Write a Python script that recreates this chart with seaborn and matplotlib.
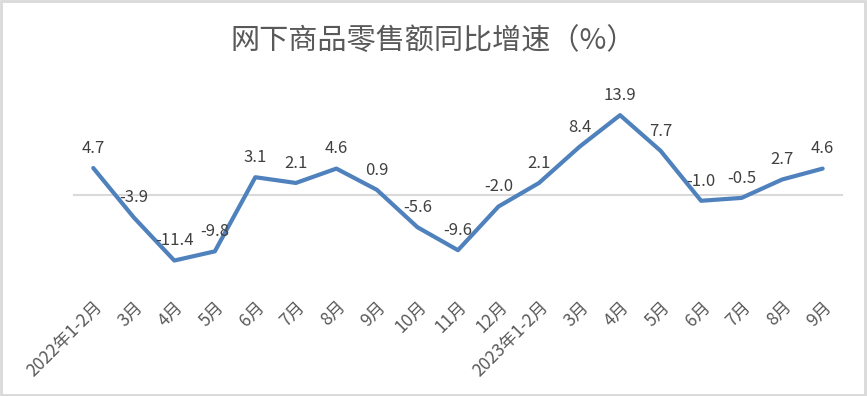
import numpy as np
import pandas as pd
import matplotlib.pyplot as plt
import seaborn as sns
from matplotlib.patches import Rectangle

#---------------------------------------------------------
months=['2022年1-2月', '3月', '4月', '5月', '6月', '7月', '8月', '9月', '10月', '11月', '12月',
	'2023年1-2月', '3月', '4月', '5月', '6月', '7月', '8月', '9月']
growth=[4.7, -3.9, -11.4, -9.8, 3.1, 2.1, 4.6, 0.9, -5.6, -9.6, -2.0,
	2.1, 8.4, 13.9, 7.7, -1.0, -0.5, 2.7, 4.6]
title='网下商品零售额同比增速（%）'

#--------------------------------------------------------
sns.set_style('white')
plt.rcParams['font.family']=['Noto Sans CJK SC', 'DejaVu Sans']

df=pd.DataFrame({'pos': np.arange(len(growth)), 'val': growth})

fig=plt.figure(figsize=(8.67, 3.96), dpi=100)
ax=fig.add_axes([0.0842, 0.255, 0.888, 0.505])

#zero line
ax.axhline(0, color='#d9d9d9', lw=1.5, zorder=1)

#plot
sns.lineplot(x='pos', y='val', data=df, color='#4f81bd', lw=3, ax=ax, zorder=3)

#labels
for i in range(df.shape[0]):
	ax.annotate(f'{growth[i]:.1f}', (i, growth[i]), xytext=(0, 8), textcoords='offset points',
		ha='center', va='bottom', fontsize=12, color='#404040', zorder=4)

#adjust
ax.set_xlim(-0.5, len(growth)-0.5)
ax.set_ylim(-17.4, 17.4)
ax.set_xticks(df['pos'])
ax.set_xticklabels(months, rotation=45, ha='right', rotation_mode='anchor', fontsize=12.5, color='#595959')
ax.tick_params(axis='x', length=0, pad=2)
ax.set_yticks([])
ax.set_xlabel('')
ax.set_ylabel('')
for s in ax.spines.values():
	s.set_visible(False)

fig.text(0.5, 0.895, title, ha='center', va='center', fontsize=21, color='#595959')

#border
fig.patches.append(Rectangle((0.001, 0.002), 0.997, 0.995, transform=fig.transFigure,
	fill=False, edgecolor='#d9d9d9', lw=2))

#save
plt.savefig('out.png', dpi=100)
plt.close()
━━━━━━
• **WHAT IS BEING ASKED**: Copy out every line of the material above exactly, skipping the pictures.

• **EXERCISE RESPONSE**:
Write a Python script that recreates this chart with seaborn and matplotlib.
import numpy as np
import pandas as pd
import matplotlib.pyplot as plt
import seaborn as sns
from matplotlib.patches import Rectangle

#---------------------------------------------------------
months=['2022年1-2月', '3月', '4月', '5月', '6月', '7月', '8月', '9月', '10月', '11月', '12月',
	'2023年1-2月', '3月', '4月', '5月', '6月', '7月', '8月', '9月']
growth=[4.7, -3.9, -11.4, -9.8, 3.1, 2.1, 4.6, 0.9, -5.6, -9.6, -2.0,
	2.1, 8.4, 13.9, 7.7, -1.0, -0.5, 2.7, 4.6]
title='网下商品零售额同比增速（%）'

#--------------------------------------------------------
sns.set_style('white')
plt.rcParams['font.family']=['Noto Sans CJK SC', 'DejaVu Sans']

df=pd.DataFrame({'pos': np.arange(len(growth)), 'val': growth})

fig=plt.figure(figsize=(8.67, 3.96), dpi=100)
ax=fig.add_axes([0.0842, 0.255, 0.888, 0.505])

#zero line
ax.axhline(0, color='#d9d9d9', lw=1.5, zorder=1)

#plot
sns.lineplot(x='pos', y='val', data=df, color='#4f81bd', lw=3, ax=ax, zorder=3)

#labels
for i in range(df.shape[0]):
	ax.annotate(f'{growth[i]:.1f}', (i, growth[i]), xytext=(0, 8), textcoords='offset points',
		ha='center', va='bottom', fontsize=12, color='#404040', zorder=4)

#adjust
ax.set_xlim(-0.5, len(growth)-0.5)
ax.set_ylim(-17.4, 17.4)
ax.set_xticks(df['pos'])
ax.set_xticklabels(months, rotation=45, ha='right', rotation_mode='anchor', fontsize=12.5, color='#595959')
ax.tick_params(axis='x', length=0, pad=2)
ax.set_yticks([])
ax.set_xlabel('')
ax.set_ylabel('')
for s in ax.spines.values():
	s.set_visible(False)

fig.text(0.5, 0.895, title, ha='center', va='center', fontsize=21, color='#595959')

#border
fig.patches.append(Rectangle((0.001, 0.002), 0.997, 0.995, transform=fig.transFigure,
	fill=False, edgecolor='#d9d9d9', lw=2))

#save
plt.savefig('out.png', dpi=100)
plt.close()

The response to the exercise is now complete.